On 8 Sep 2008, at 17:21, Jonathan Linowes wrote:

Here's one example: lets say my app is a specialized CMS, where account owners can setup their own projects, pages and forms. I'd like to run scenarios against setups that users have created. Thinking further, wouldn't it be neat to make this a user feature, eg via "Validate This Project" button

The more I think about it, the more I come to the conclusion you should just take (very) regular backups, and when a problem occurs, isolate the situation.

Dan's export suggestion would be really useful here. In case of data loss, you could fire up a backup version of the app, export missing/ corrupt pages, and re-import into the production environment.

This would encourage you to define a robust data format too. It wouldn't directly lead you to catching edge cases, but it will give you more confidence about recovering from them. And anyway, if your tests-on-real-data throw up edge cases, they will still miss the ones that real data doesn't exist for. So maybe being able to say "well, I'm only 98% sure your data is safe, but I'm 99.9% sure I can get it back if there's a problem", is more reassuring than hoping you covered everything.

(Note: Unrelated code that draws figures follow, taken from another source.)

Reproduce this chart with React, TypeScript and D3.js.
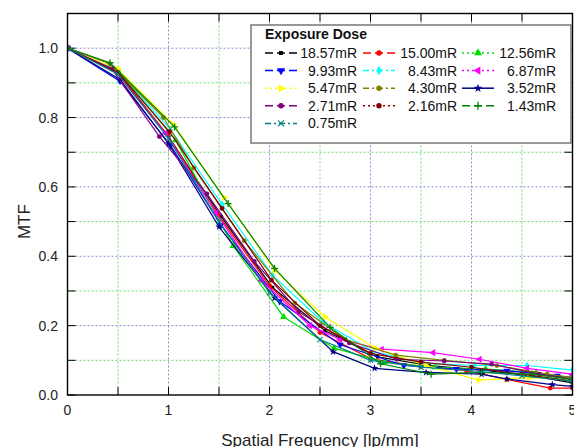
import React from 'react';
import * as d3 from 'd3';

// ---- data ----
const doseLabels = ['18.57mR', '15.00mR', '12.56mR', '9.93mR', '8.43mR', '6.87mR', '5.47mR', '4.30mR', '3.52mR', '2.71mR', '2.16mR', '1.43mR', '0.75mR'];

const freq_18_57 = [0, 0.5, 1.0, 1.52, 2.03, 2.55, 3.07, 3.58, 4.1, 4.6, 5.0];
const mtf_18_57 = [1, 0.93, 0.745, 0.515, 0.31, 0.185, 0.11, 0.085, 0.072, 0.055, 0.035];

const freq_15_00 = [0, 0.48, 0.99, 1.49, 2.0, 2.5, 3.0, 3.5, 3.95, 4.35, 4.78, 5.0];
const mtf_15_00 = [1, 0.935, 0.75, 0.52, 0.315, 0.18, 0.105, 0.082, 0.07, 0.045, 0.02, 0.02];

const freq_12_56 = [0, 0.5, 1.07, 1.64, 2.14, 2.64, 3.14, 3.64, 4.14, 4.64, 5.0];
const mtf_12_56 = [1, 0.935, 0.735, 0.43, 0.225, 0.135, 0.095, 0.08, 0.075, 0.065, 0.045];

const freq_9_93 = [0, 0.52, 1.02, 1.52, 2.1, 2.7, 3.33, 3.85, 4.35, 4.85, 5.0];
const mtf_9_93 = [1, 0.905, 0.72, 0.49, 0.27, 0.145, 0.085, 0.075, 0.07, 0.055, 0.05];

const freq_8_43 = [0, 0.5, 1.02, 1.53, 2.03, 2.53, 3.03, 3.52, 4.03, 4.55, 5.0];
const mtf_8_43 = [1, 0.935, 0.765, 0.55, 0.345, 0.21, 0.125, 0.092, 0.085, 0.085, 0.072];

const freq_6_87 = [0, 0.45, 0.97, 1.47, 1.92, 2.4, 2.7, 3.11, 3.62, 4.08, 4.55, 5.0];
const mtf_6_87 = [1, 0.94, 0.755, 0.525, 0.33, 0.2, 0.16, 0.132, 0.122, 0.103, 0.077, 0.06];

const freq_5_47 = [0, 0.5, 1.05, 1.55, 2.05, 2.55, 3.05, 3.55, 4.07, 4.57, 5.0];
const mtf_5_47 = [1, 0.94, 0.78, 0.57, 0.36, 0.225, 0.135, 0.085, 0.043, 0.05, 0.045];

const freq_4_30 = [0, 0.42, 0.95, 1.25, 1.75, 2.25, 2.75, 3.25, 3.73, 4.25, 4.75, 5.0];
const mtf_4_30 = [1, 0.955, 0.8, 0.655, 0.445, 0.265, 0.16, 0.115, 0.1, 0.085, 0.06, 0.05];

const freq_3_52 = [0, 0.52, 1.0, 1.5, 2.05, 2.63, 3.04, 3.55, 4.1, 4.35, 4.8, 5.0];
const mtf_3_52 = [1, 0.91, 0.725, 0.485, 0.28, 0.125, 0.077, 0.065, 0.06, 0.046, 0.03, 0.025];

const freq_2_71 = [0, 0.44, 0.91, 1.38, 1.85, 2.29, 2.79, 3.26, 3.73, 4.2, 4.67, 5.0];
const mtf_2_71 = [1, 0.94, 0.745, 0.58, 0.385, 0.24, 0.15, 0.103, 0.098, 0.089, 0.06, 0.045];

const freq_2_16 = [0, 0.5, 1.01, 1.53, 2.02, 2.5, 3.0, 3.5, 4.0, 4.5, 5.0];
const mtf_2_16 = [1, 0.93, 0.759, 0.538, 0.331, 0.2, 0.12, 0.095, 0.08, 0.06, 0.04];

const freq_1_43 = [0, 0.42, 1.06, 1.59, 2.05, 2.6, 3.1, 3.6, 4.1, 4.6, 5.0];
const mtf_1_43 = [1, 0.958, 0.773, 0.552, 0.365, 0.195, 0.09, 0.06, 0.065, 0.06, 0.045];

const freq_0_75 = [0, 0.5, 1.0, 1.5, 2.0, 2.5, 3.0, 3.5, 4.0, 4.5, 5.0];
const mtf_0_75 = [1, 0.925, 0.74, 0.5, 0.295, 0.16, 0.1, 0.08, 0.07, 0.055, 0.04];

const xTicks = [0, 1, 2, 3, 4, 5];
const yTicks = [0, 0.2, 0.4, 0.6, 0.8, 1.0];
const yTickLabels = ['0.0', '0.2', '0.4', '0.6', '0.8', '1.0'];

// ---- styles ----
const colors = ['#000000', '#ff0000', '#00e000', '#0000ff', '#00ffff', '#ff00ff', '#ffff00', '#808000', '#000080', '#800080', '#800000', '#008000', '#008080'];
const dashes = ['8,4', '8,4', '2,3', '8,4', '6,3,2,3', '2,3', '2,3', '6,3,2,3', '', '8,4', '2,3', '8,4', '6,3,2,3'];
const markers = ['square', 'circle', 'triUp', 'triDown', 'diamond', 'triLeft', 'triRight', 'circle', 'star', 'circle', 'circle', 'plus', 'x'];

const seriesData = [
  [freq_18_57, mtf_18_57], [freq_15_00, mtf_15_00], [freq_12_56, mtf_12_56], [freq_9_93, mtf_9_93],
  [freq_8_43, mtf_8_43], [freq_6_87, mtf_6_87], [freq_5_47, mtf_5_47], [freq_4_30, mtf_4_30],
  [freq_3_52, mtf_3_52], [freq_2_71, mtf_2_71], [freq_2_16, mtf_2_16], [freq_1_43, mtf_1_43], [freq_0_75, mtf_0_75],
];

const W = 574, H = 447;
const L = 67.5, R = 572.5, T = 13.5, B = 395;
const FONT = "Arial, 'Liberation Sans', Helvetica, sans-serif";

function Marker({ kind, x, y, color, k = 1 }: { kind: string; x: number; y: number; color: string; k?: number }) {
  const s = 3.5 * Math.sqrt(k);
  const sym = (t: any, a: number, rot = 0) => (
    <path d={d3.symbol(t, a * k)()!} transform={`translate(${x},${y})${rot ? ` rotate(${rot})` : ''}`} fill={color} />
  );
  switch (kind) {
    case 'square': return sym(d3.symbolSquare, 12);
    case 'circle': return sym(d3.symbolCircle, 18);
    case 'triUp': return sym(d3.symbolTriangle, 22);
    case 'triDown': return sym(d3.symbolTriangle, 22, 180);
    case 'triLeft': return sym(d3.symbolTriangle, 22, -90);
    case 'triRight': return sym(d3.symbolTriangle, 22, 90);
    case 'diamond': return sym(d3.symbolDiamond, 20);
    case 'star': return sym(d3.symbolStar, 18);
    case 'plus':
      return <path d={`M${x - s},${y}H${x + s}M${x},${y - s}V${y + s}`} stroke={color} strokeWidth={1.3} fill="none" />;
    case 'x':
      return <path d={`M${x - s * 0.75},${y - s * 0.75}L${x + s * 0.75},${y + s * 0.75}M${x - s * 0.75},${y + s * 0.75}L${x + s * 0.75},${y - s * 0.75}`} stroke={color} strokeWidth={1.1} fill="none" />;
    default:
      return null;
  }
}

export default function App() {
  const x = d3.scaleLinear().domain([0, 5]).range([L, R]);
  const y = d3.scaleLinear().domain([0, 1.1]).range([B, T]);
  const line = d3.line<[number, number]>().x(d => x(d[0])).y(d => y(d[1]));

  const minorX = d3.range(0, 5.01, 0.5).map(v => +v.toFixed(2));
  const minorY = d3.range(0, 1.101, 0.1).map(v => +v.toFixed(2));
  const isMajorX = (v: number) => Math.abs(v - Math.round(v)) < 1e-6;
  const isMajorY = (v: number) => Math.abs(v * 5 - Math.round(v * 5)) < 1e-6;

  const legX0 = 251, legY0 = 25, legW = 320, legH = 118;
  const colStart = [265, 363, 462];
  const colLabelEnd = [357, 457, 556];
  const rowY0 = 53, rowStep = 17.6;

  return (
    <svg width={W} height={H} style={{ position: 'absolute', left: 0, top: 0, background: '#fff' }} fontFamily={FONT}>
      <defs>
        <clipPath id="plotclip">
          <rect x={L} y={T} width={R - L} height={B - T} />
        </clipPath>
      </defs>
      <rect x={0} y={0} width={W} height={H} fill="#fff" />
      {/* grid */}
      {minorX.filter(v => v > 0 && v < 5).map(v => (
        <line key={'gx' + v} x1={x(v)} x2={x(v)} y1={T} y2={B}
          stroke={isMajorX(v) ? '#8a8ad0' : '#6fdc6f'} strokeWidth={1} strokeDasharray="2,2" />
      ))}
      {minorY.filter(v => v > 0 && v < 1.1).map(v => (
        <line key={'gy' + v} x1={L} x2={R} y1={y(v)} y2={y(v)}
          stroke={isMajorY(v) ? '#8a8ad0' : '#6fdc6f'} strokeWidth={1} strokeDasharray="2,2" />
      ))}
      {/* ticks */}
      {minorX.map(v => (
        <g key={'tx' + v}>
          <line x1={x(v)} x2={x(v)} y1={B} y2={B - 8} stroke="#000" strokeWidth={1} />
          <line x1={x(v)} x2={x(v)} y1={T} y2={T + 8} stroke="#000" strokeWidth={1} />
        </g>
      ))}
      {minorY.map(v => (
        <g key={'ty' + v}>
          <line x1={L} x2={L + 8} y1={y(v)} y2={y(v)} stroke="#000" strokeWidth={1} />
          <line x1={R} x2={R - 8} y1={y(v)} y2={y(v)} stroke="#000" strokeWidth={1} />
        </g>
      ))}
      {/* series */}
      <g clipPath="url(#plotclip)">
        {seriesData.map(([fx, my], i) => {
          const pts = fx.map((f, k) => [f, my[k]] as [number, number]);
          return (
            <g key={'s' + i}>
              <path d={line(pts)!} fill="none" stroke={colors[i]} strokeWidth={1.2} />
              {pts.map((p, k) => (
                <Marker key={k} kind={markers[i]} x={x(p[0])} y={y(p[1])} color={colors[i]} />
              ))}
            </g>
          );
        })}
      </g>
      {/* frame */}
      <rect x={L} y={T} width={R - L} height={B - T} fill="none" stroke="#000" strokeWidth={1.4} />
      {/* tick labels */}
      {xTicks.map(v => (
        <text key={'xl' + v} x={x(v)} y={415} textAnchor="middle" fontSize={14} fill="#222">{v}</text>
      ))}
      {yTicks.map((v, i) => (
        <text key={'yl' + v} x={58} y={y(v) + 5} textAnchor="end" fontSize={14} fill="#222">{yTickLabels[i]}</text>
      ))}
      {/* axis titles */}
      <text x={(L + R) / 2} y={446} textAnchor="middle" fontSize={17} fill="#222">Spatial Frequency [lp/mm]</text>
      <text transform={`translate(30,${y(0.5)}) rotate(-90)`} textAnchor="middle" fontSize={17} fill="#222">MTF</text>
      {/* legend */}
      <rect x={legX0} y={legY0} width={legW} height={legH} fill="#fff" stroke="#777" strokeWidth={1.5} />
      <text x={265} y={39} fontSize={14} fontWeight="bold" fill="#111">Exposure Dose</text>
      {doseLabels.map((lab, i) => {
        const col = i % 3, row = Math.floor(i / 3);
        const cy = rowY0 + row * rowStep;
        const sx = colStart[col];
        return (
          <g key={'lg' + i}>
            <line x1={sx} x2={sx + 32} y1={cy} y2={cy} stroke={colors[i]} strokeWidth={1.5} strokeDasharray={dashes[i] || undefined} />
            <Marker kind={markers[i]} x={sx + 16} y={cy} color={colors[i]} k={1.3} />
            <text x={colLabelEnd[col]} y={cy + 5} textAnchor="end" fontSize={14} fill="#111">{lab}</text>
          </g>
        );
      })}
    </svg>
  );
}
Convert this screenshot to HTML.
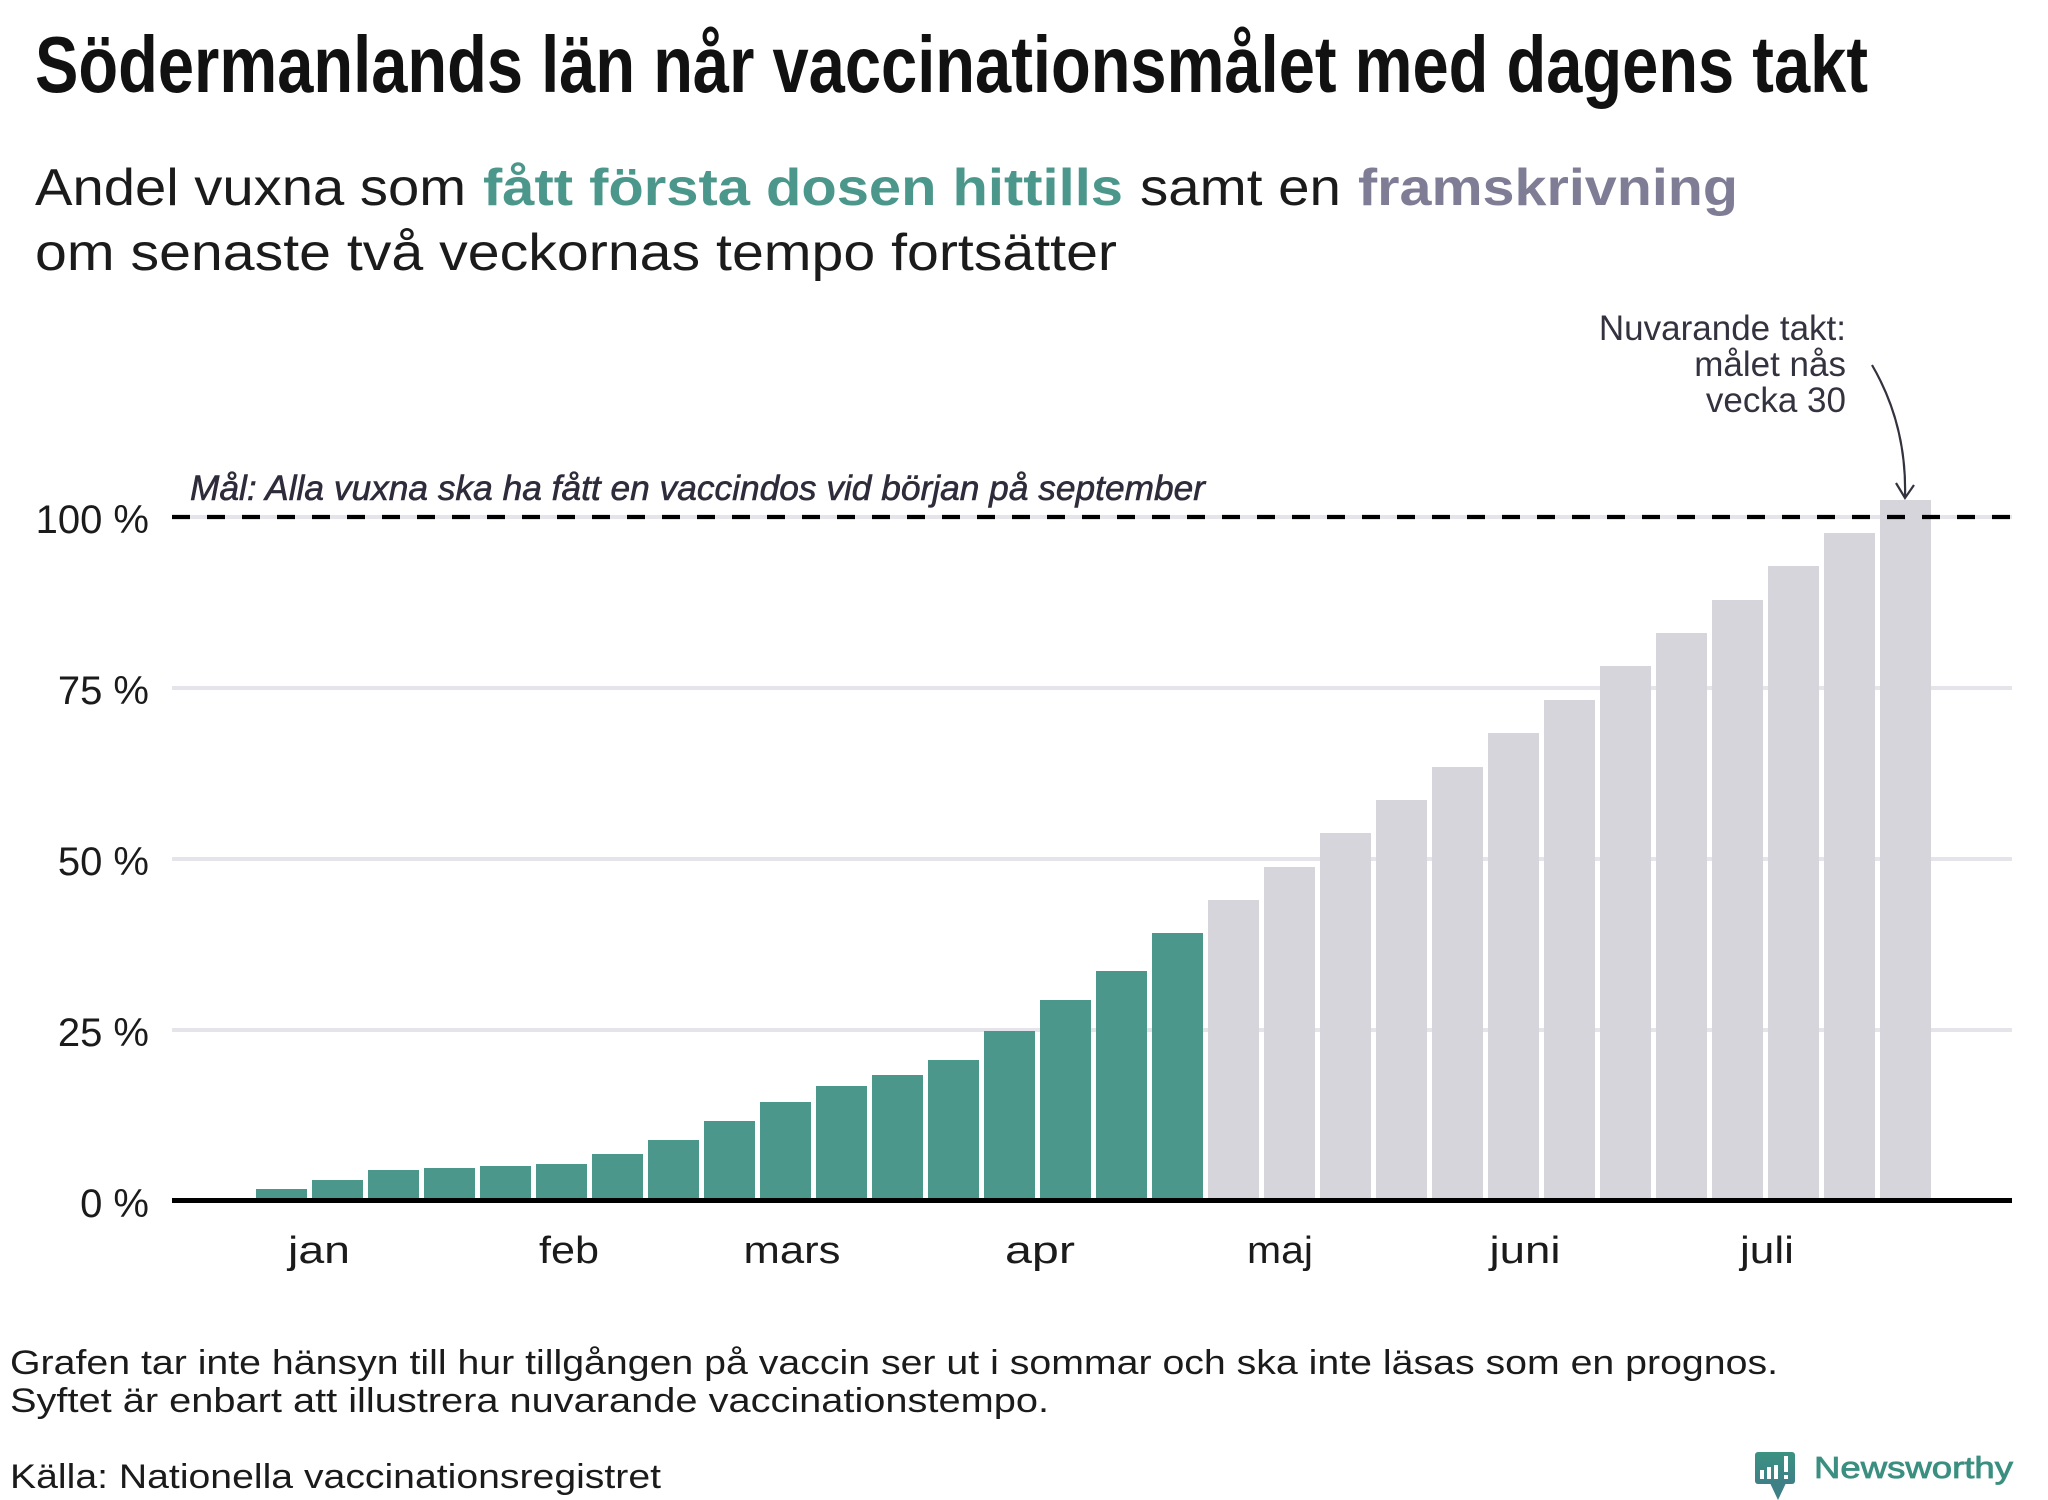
<!DOCTYPE html>
<html>
<head>
<meta charset="utf-8">
<style>
html,body{margin:0;padding:0;background:#fff;overflow:hidden;}
svg{display:block;}
</style>
</head>
<body>
<svg width="2048" height="1500" viewBox="0 0 2048 1500" xmlns="http://www.w3.org/2000/svg">
<rect x="0" y="0" width="2048" height="1500" fill="#ffffff"/>

<!-- Title -->
<text x="35" y="92" font-family="'Liberation Sans', sans-serif" font-weight="bold" font-size="80" textLength="1833" lengthAdjust="spacingAndGlyphs" fill="#111111">Södermanlands län når vaccinationsmålet med dagens takt</text>

<!-- Subtitle -->
<g font-family="'Liberation Sans', sans-serif" font-size="52">
<text x="35" y="205" textLength="431" lengthAdjust="spacingAndGlyphs" fill="#1b1b1b">Andel vuxna som</text>
<text x="483" y="205" textLength="640" lengthAdjust="spacingAndGlyphs" fill="#4b978b" font-weight="bold">fått första dosen hittills</text>
<text x="1140" y="205" textLength="201" lengthAdjust="spacingAndGlyphs" fill="#1b1b1b">samt en</text>
<text x="1358" y="205" textLength="380" lengthAdjust="spacingAndGlyphs" fill="#7f7d96" font-weight="bold">framskrivning</text>
<text x="35" y="270" textLength="1082" lengthAdjust="spacingAndGlyphs" fill="#1b1b1b">om senaste två veckornas tempo fortsätter</text>
</g>

<!-- Gridlines -->
<g fill="#e5e4ea">
<rect x="172" y="515" width="1840" height="4"/>
<rect x="172" y="686" width="1840" height="4"/>
<rect x="172" y="857" width="1840" height="4"/>
<rect x="172" y="1028" width="1840" height="4"/>
</g>

<!-- Bars: green -->
<g fill="#4b978b">
<rect x="256" y="1189" width="51" height="9"/>
<rect x="312" y="1180" width="51" height="18"/>
<rect x="368" y="1170" width="51" height="28"/>
<rect x="424" y="1168" width="51" height="30"/>
<rect x="480" y="1166" width="51" height="32"/>
<rect x="536" y="1164" width="51" height="34"/>
<rect x="592" y="1154" width="51" height="44"/>
<rect x="648" y="1140" width="51" height="58"/>
<rect x="704" y="1121" width="51" height="77"/>
<rect x="760" y="1102" width="51" height="96"/>
<rect x="816" y="1086" width="51" height="112"/>
<rect x="872" y="1075" width="51" height="123"/>
<rect x="928" y="1060" width="51" height="138"/>
<rect x="984" y="1031" width="51" height="167"/>
<rect x="1040" y="1000" width="51" height="198"/>
<rect x="1096" y="971" width="51" height="227"/>
<rect x="1152" y="933" width="51" height="265"/>
</g>
<!-- Bars: grey projection -->
<g fill="#d6d5dc">
<rect x="1208" y="900" width="51" height="298"/>
<rect x="1264" y="867" width="51" height="331"/>
<rect x="1320" y="833" width="51" height="365"/>
<rect x="1376" y="800" width="51" height="398"/>
<rect x="1432" y="767" width="51" height="431"/>
<rect x="1488" y="733" width="51" height="465"/>
<rect x="1544" y="700" width="51" height="498"/>
<rect x="1600" y="666" width="51" height="532"/>
<rect x="1656" y="633" width="51" height="565"/>
<rect x="1712" y="600" width="51" height="598"/>
<rect x="1768" y="566" width="51" height="632"/>
<rect x="1824" y="533" width="51" height="665"/>
<rect x="1880" y="500" width="51" height="698"/>
</g>

<!-- Goal dashed line -->
<line x1="172" y1="517" x2="2012" y2="517" stroke="#000" stroke-width="4.3" stroke-dasharray="18 17"/>

<!-- Zero axis -->
<rect x="172" y="1198" width="1840" height="5" fill="#000"/>

<!-- Y tick labels -->
<g font-family="'Liberation Sans', sans-serif" font-size="40" fill="#1b1b1b" text-anchor="end">
<text x="149" y="533">100 %</text>
<text x="149" y="704">75 %</text>
<text x="149" y="875">50 %</text>
<text x="149" y="1046">25 %</text>
<text x="149" y="1217">0 %</text>
</g>

<!-- X month labels -->
<g font-family="'Liberation Sans', sans-serif" font-size="38" fill="#1b1b1b" text-anchor="middle">
<text x="319" y="1263" textLength="62" lengthAdjust="spacingAndGlyphs">jan</text>
<text x="569" y="1263" textLength="60" lengthAdjust="spacingAndGlyphs">feb</text>
<text x="792" y="1263" textLength="97" lengthAdjust="spacingAndGlyphs">mars</text>
<text x="1040" y="1263" textLength="70" lengthAdjust="spacingAndGlyphs">apr</text>
<text x="1280" y="1263" textLength="66" lengthAdjust="spacingAndGlyphs">maj</text>
<text x="1525" y="1263" textLength="71" lengthAdjust="spacingAndGlyphs">juni</text>
<text x="1767" y="1263" textLength="54" lengthAdjust="spacingAndGlyphs">juli</text>
</g>

<!-- Goal annotation -->
<text x="190" y="500" font-family="'Liberation Sans', sans-serif" font-style="italic" font-size="35" fill="#2e2c3b" stroke="#2e2c3b" stroke-width="0.6" textLength="1015" lengthAdjust="spacingAndGlyphs">Mål: Alla vuxna ska ha fått en vaccindos vid början på september</text>

<!-- Current pace annotation -->
<g font-family="'Liberation Sans', sans-serif" font-size="35" fill="#33323f" text-anchor="end">
<text x="1846" y="340">Nuvarande takt:</text>
<text x="1846" y="376">målet nås</text>
<text x="1846" y="412">vecka 30</text>
</g>
<path d="M1872,365 Q1907,425 1905,497" fill="none" stroke="#33323f" stroke-width="2.2"/>
<path d="M1896,483 L1905,498 L1914,485" fill="none" stroke="#33323f" stroke-width="2.2"/>

<!-- Footer -->
<g font-family="'Liberation Sans', sans-serif" font-size="34" fill="#1b1b1b">
<text x="10" y="1374" textLength="1768" lengthAdjust="spacingAndGlyphs">Grafen tar inte hänsyn till hur tillgången på vaccin ser ut i sommar och ska inte läsas som en prognos.</text>
<text x="10" y="1412" textLength="1039" lengthAdjust="spacingAndGlyphs">Syftet är enbart att illustrera nuvarande vaccinationstempo.</text>
<text x="10" y="1488" textLength="651" lengthAdjust="spacingAndGlyphs">Källa: Nationella vaccinationsregistret</text>
</g>

<!-- Newsworthy logo -->
<defs>
<linearGradient id="lg" x1="0" y1="0" x2="0" y2="1">
<stop offset="0" stop-color="#3b9282"/>
<stop offset="1" stop-color="#3f7f86"/>
</linearGradient>
</defs>
<rect x="1755" y="1452" width="40" height="32" rx="3" fill="url(#lg)"/>
<path d="M1770,1483 L1778,1500 L1786,1483 Z" fill="#3f7f86"/>
<g fill="#ffffff">
<rect x="1760" y="1470" width="4" height="9"/>
<rect x="1767" y="1467" width="4" height="12"/>
<rect x="1774" y="1465" width="4" height="14"/>
<rect x="1784" y="1456" width="4" height="16"/>
<rect x="1784" y="1475" width="4" height="4"/>
</g>
<text x="1814" y="1478" font-family="'Liberation Sans', sans-serif" font-size="31" fill="#3a8f80" stroke="#3a8f80" stroke-width="0.8" textLength="199" lengthAdjust="spacingAndGlyphs">Newsworthy</text>
</svg>
</body>
</html>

I've found that testing can sometimes drive out new features from an app. The one I'm starting to work on now, for example, is a daemon process that sits and polls some RSS and XML services. But to test it I've been driven to start writing a (crude, right now) socket-based remote control and corresponding client interface. I can't say if it will ever be used, but it's reassuring to know I can always go in and prod it if I'm not sure it's working right live.

Sometimes it feels like waste, but then insurance products have an expected net loss, and people still consider them valuable.